There's one word that can be used to describe the 2021 housing market - crazy! Interest rates were at an all time low, and so was inventory. Potential homebuyers spent months looking for homes to pop up for sale only for them to go into contract an hour after being on the market. So what does that mean for 2022? Are we to expect another year of tug-of-war between supply and demand?
According to Forbes.com, home sales are expected to increase another 6.6% and home prices to rise another 2.9% on top of 2021 highs. We will also see a gradual uptick in mortgage rates, making affordability a concern for millennial first-time homebuyers looking to enter the market.
"Heading into 2022, we still have very good momentum from the low rates and the refinance boom that started in 2020," said Igor Babamovski, Vice President of Residential Mortgage Lending at Telhio Credit Union. "Although most believe that interest rates will keep edging higher, the rise is expected to happen at a slow pace, so rates will still be very attractive."
Additionally, incomes are projected to increase by 3.3% due to the new ways workplaces are functioning, with more employees working from home.

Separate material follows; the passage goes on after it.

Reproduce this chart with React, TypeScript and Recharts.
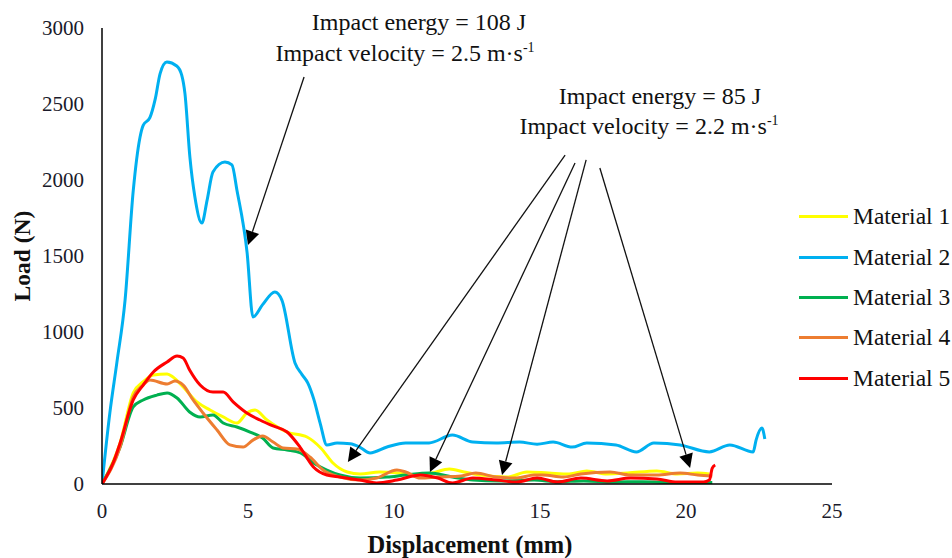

This should give potential home buyers more flexibility in their home search, from suburbs to metro areas.
As the market begins to rebalance, we will finally see some increase in inventory, too. "Builders are in full force again, building wherever there is land available, and inventory will continue to grow," said Igor. "The mortgage payments relief programs due to COVID are also going away, and I believe that will result in some additional inventory next year."